С той, какою была когда—то

В ожерелье черных агатов

До долины Иосафата

Снова встретиться не хочу…

Не последние ль близятся сроки?..

Я забыла ваши уроки,

Краснобаи и лжепророки! —

Но меня не забыли вы.

Как в прошедшем грядущее зреет,

Так в грядущем прошлое тлеет —

Страшный праздник мертвой листвы.

Это сам автор, Анна Андреевна Ахматова «в ожерелье черных агатов», предвидит для себя долину Иосафата, предполагаемое место Страшного суда.

Революцию Ахматова приняла как беду, как вину, потому и «замкнула слух» пред «этой речью недостойной», оставшись бедовать со своей страной и совершив тем самым провиденциальный выбор:

Я стала песней и судьбой,

Ночной бессонницей и вьюгой.

Меня бы не узнали вы

На пригородном полустанке

В той молодящейся, увы,

И деловитой парижанке.

* * *

Возможно ли и сегодня всеобъемлющее жизнеописание Анны Ахматовой – вопрос для многих литературоведов. Светлана Коваленко отважно за него взялась. Уже последние ее книги – «Петербургские сны Анны Ахматовой» (2004), два объемных тома «Анна Ахматова: pro et contra. Антология» (2001, 2005), где Светлана Коваленко собрала практически все отклики современников Анны Ахматовой на ее творчество, снабдив их основательным предисловием и подробными комментариями, а также работа как составителя и комментатора ряда томов в шеститомном собрании сочинений Ахматовой (М., 1998–2002), – явно вели ее к созданию ах—матовской биографии. Не успев охватить в ней всю полноту судьбы поэта, Светлана Коваленко тем не менее ввела в обиход новые материалы, обозначила многие темы, дала поводы для споров. И за это низкий ей поклон.

Любовь Калюжная

Часть I

Глава первая

ИСТОКИ

11 (23) июня 1889 года в семье морского офицера Андреяя Антоновича Горенко и Инны Эразмовны (урожденной Мо—товиловой, в первом браке Змунчилла) родилась девочка, нареченная Анной. Прошло время, и она, приумножив славу Отечества, стала знаменитым поэтом Анной Ахматовой. Не без оснований, называя себя «провидицей» и «пророчицей», Ахматова отмечала свой день рождения на Ивана Ку—палу, когда, согласно языческим преданиям, расцветает папоротник, мифологические существа устраивают шумные гулянья, русалки и водяные выходят на сушу, девушки плетут венки и пускают их по реке в поисках суженого.

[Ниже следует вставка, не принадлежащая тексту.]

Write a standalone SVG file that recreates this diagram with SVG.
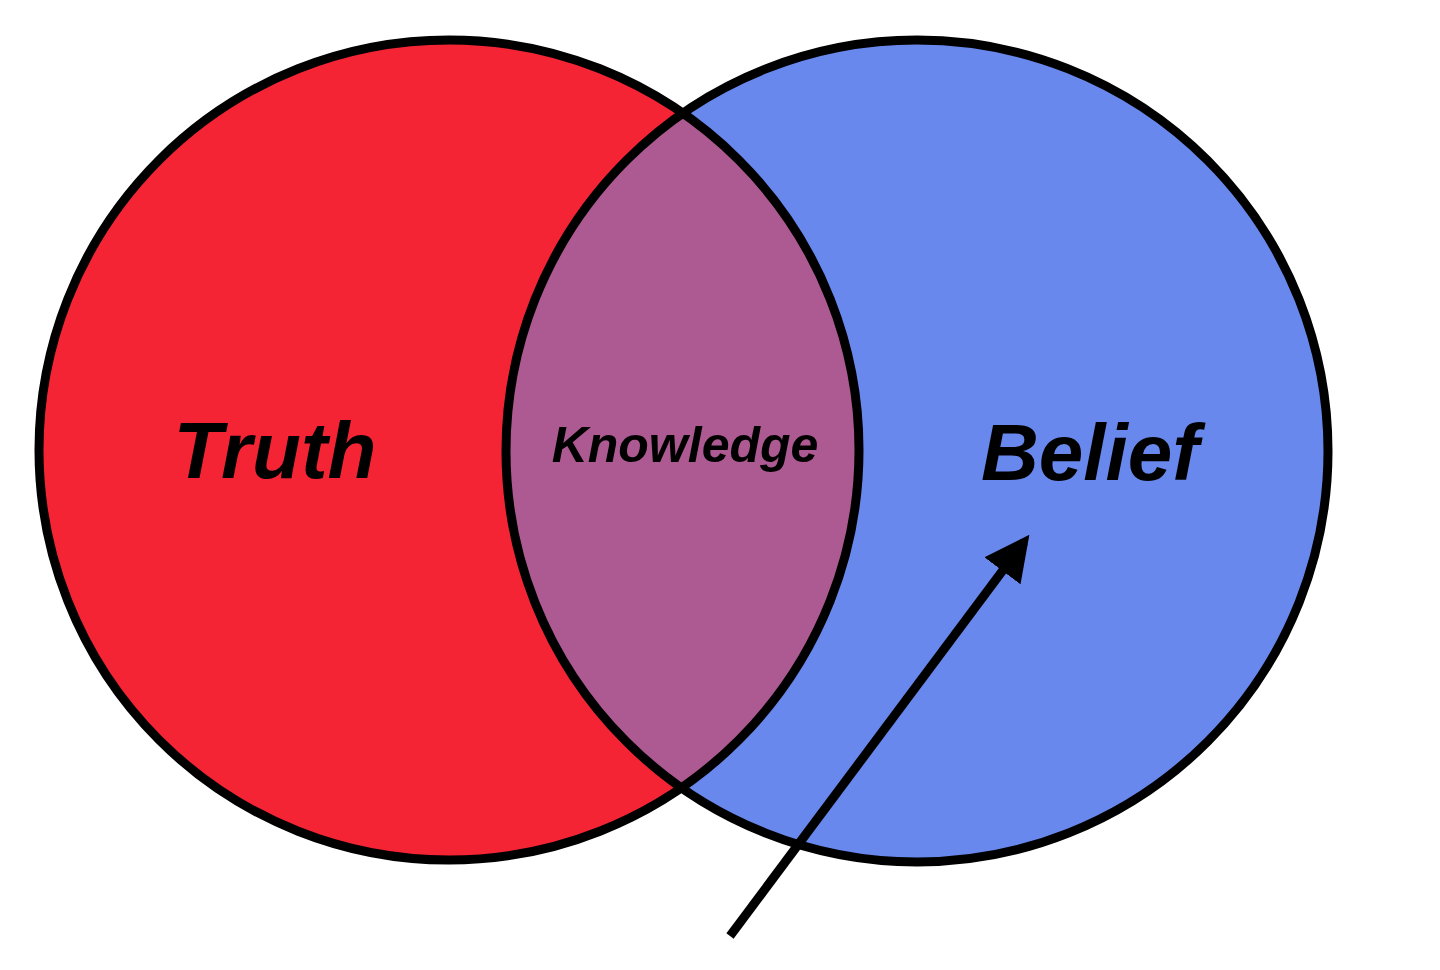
<svg xmlns="http://www.w3.org/2000/svg" width="1440" height="970" viewBox="0 0 1440 970">
<style>
.c{stroke:#000;stroke-width:9}
.t{font-family:"Liberation Sans",Arial,sans-serif;font-weight:bold;font-style:italic;fill:#000;text-anchor:middle}
</style>
<defs>
<clipPath id="lc"><circle cx="449" cy="450" r="410"/></clipPath>
<marker id="ah" viewBox="0 0 10 10" refX="8" refY="5" markerWidth="5" markerHeight="5" orient="auto"><path d="M0,0L10,5L0,10z" fill="#000"/></marker>
</defs>
<rect width="1440" height="970" fill="#fff"/>
<g id="truth"><circle cx="449" cy="450" r="410" fill="#F52435"/></g>
<g id="belief"><circle cx="917" cy="451" r="411" fill="#6888EE"/></g>
<g id="knowledge"><circle cx="917" cy="451" r="411" fill="#AE5A92" clip-path="url(#lc)"/></g>
<circle cx="449" cy="450" r="410" fill="none" class="c"/>
<circle cx="917" cy="451" r="411" fill="none" class="c"/>
<text class="t" x="275" y="478" font-size="80">Truth</text>
<text class="t" x="685" y="462" font-size="50">Knowledge</text>
<text class="t" x="1090" y="480" font-size="80">Belief</text>
<g id="connectors"><line x1="730" y1="936" x2="1024" y2="542" stroke="#000" stroke-width="9" marker-end="url(#ah)"/></g>
</svg>
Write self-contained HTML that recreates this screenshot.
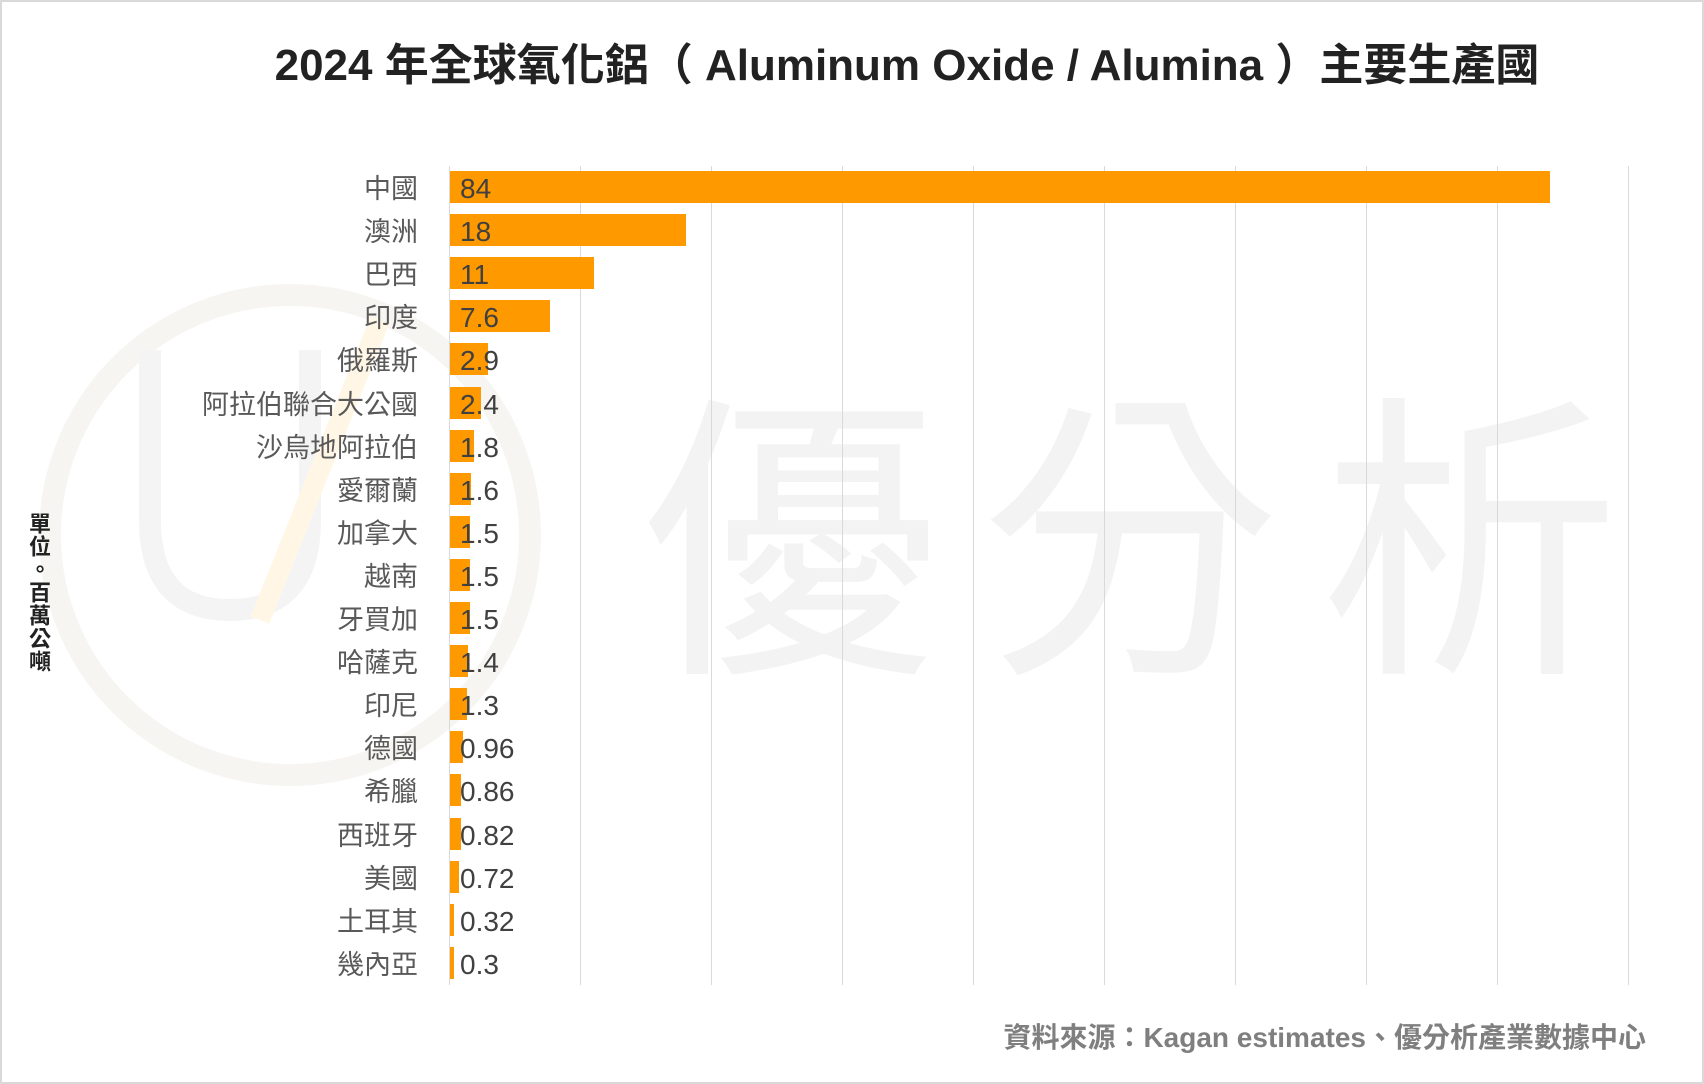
<!DOCTYPE html>
<html><head><meta charset="utf-8"><style>
body{margin:0;width:1704px;height:1084px;background:#fff;position:relative;overflow:hidden;font-family:"Liberation Sans","Noto Sans CJK TC",sans-serif}
.b{position:absolute;border:2px solid #d9d9d9;left:0;top:0;width:1700px;height:1080px}
.t{position:absolute;top:29px;left:0;width:1814px;text-align:center;font-size:44px;font-weight:bold;color:#222;white-space:nowrap}
.wm{position:absolute;left:640px;top:370px;font-size:300px;color:#f3f3f3;letter-spacing:40px;font-family:"Noto Sans CJK TC",sans-serif;line-height:1}
.g{position:absolute;top:166px;height:819px;width:1px;background:#d9d9d9}
.bar{position:absolute;left:450px;height:32px;background:#ff9900}
.lab{position:absolute;right:1286px;font-size:27px;color:#595959;line-height:34px;white-space:nowrap}
.v{position:absolute;left:460px;font-size:28px;color:#404040;line-height:34px}
.yt{position:absolute;left:22px;top:512px;writing-mode:vertical-rl;font-size:22px;color:#222;font-weight:bold;letter-spacing:1px}
.src{position:absolute;right:58px;top:1016px;font-size:28px;font-weight:bold;color:#7f7f7f;white-space:nowrap}
</style></head><body>
<div class="b"></div>
<svg style="position:absolute;left:0;top:0" width="1704" height="1084">
<circle cx="290" cy="535" r="240" fill="none" stroke="#f7f5f2" stroke-width="22"/>
<path d="M150 350 L150 520 Q150 610 230 610 Q310 610 310 520 L310 350" fill="none" stroke="#f4f4f4" stroke-width="22"/>
<path d="M260 620 L380 320" stroke="#fff6e6" stroke-width="20"/>
</svg>
<div class="wm">優分析</div>
<div class="t">2024 年全球氧化鋁（ Aluminum Oxide / Alumina ）主要生產國</div>
<div id="c"></div>
<div class="yt">單位。百萬公噸</div>
<div class="src">資料來源：Kagan estimates、優分析產業數據中心</div>
<script>
var d=[["中國",84],["澳洲",18],["巴西",11],["印度",7.6],["俄羅斯",2.9],["阿拉伯聯合大公國",2.4],["沙烏地阿拉伯",1.8],["愛爾蘭",1.6],["加拿大",1.5],["越南",1.5],["牙買加",1.5],["哈薩克",1.4],["印尼",1.3],["德國",0.96],["希臘",0.86],["西班牙",0.82],["美國",0.72],["土耳其",0.32],["幾內亞",0.3]];
var h="";
for(var i=0;i<10;i++)h+='<div class="g" style="left:'+(449+i*131)+'px"></div>';
d.forEach(function(r,i){var y=171+i*43.1;var w=r[1]*13.1;
h+='<div class="bar" style="top:'+y+'px;width:'+w+'px"></div>';
h+='<div class="lab" style="top:'+(y+1)+'px">'+r[0]+'</div>';
h+='<div class="v" style="top:'+(y+1)+'px">'+r[1]+'</div>';});
document.getElementById("c").innerHTML=h;
</script>
</body></html>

В поздних биографических заметках Ахматова писала, включая пору своего рождения в исторический контекст:

«Я родилась в один год с Чарли Чаплином, „Крейцеровой сонатой“ Толстого, Эйфелевой башней и, кажется, Элиотом. В это лето Париж праздновал столетие падения Бастилии – 1889. В ночь моего рождения справлялась и справляется древняя Иванова ночь – 23 июня (Midsummer Night)… Родилась я на даче Саракини (Большой Фонтан, 11–ая станция паровичка) около Одессы. Дачка эта (вернее, избушка) стояла в глубине очень узкого и идущего вниз участка земли – рядом с почтой. Морской берег там крутой, и рельсы паровичка шли по самому краю.

Когда мне было 15 лет и мы жили на даче в Лустдорфе, проезжая как—то мимо этого места, мама предложила мне сойти и посмотреть на дачу Саракини, которую я прежде не видела. У входа в избушку я сказала: «Здесь когда—нибудь будет мемориальная доска». Я не была тщеславна. Это была просто глупая шутка. Мама огорчилась. «Боже, как я плохо тебя воспитала», – сказала она» (Анна Ахматова. Десятые годы / Сост. и прим. Р. Д. Тименчика, К. М. Поливанова; послесл. Р. Д. Тименчика. М., 1989. С. 7).[1]

Прапрадед Ахматовой по материнской линии Дмитрий Дементьевич Стогов, мелкопоместный дворянин, слыл не только в сельце Золотилове Можайского уезда, но и во всей округе чародеем и ведуном, о чем сохранились семейные предания. Дед Ахматовой Эразм Иванович Стогов в «Записках», печатавшихся в «Русской старине» (Стогов Э. И. Записки // Русская старина. 1903. № 1–8), рассказывает, со слов отца, как «чудил» дед:

«Ехали дворянские свадьбы всегда через Золотилово, ехали через приходскую церковь… Поезжане в несколько саней правили к воротам околицы… Но тут лошади захрапели и дальше не пошли. Поезжане вывели вперед другие сани, но сколько они ни переменяли, лошади храпят, а идти – не идут.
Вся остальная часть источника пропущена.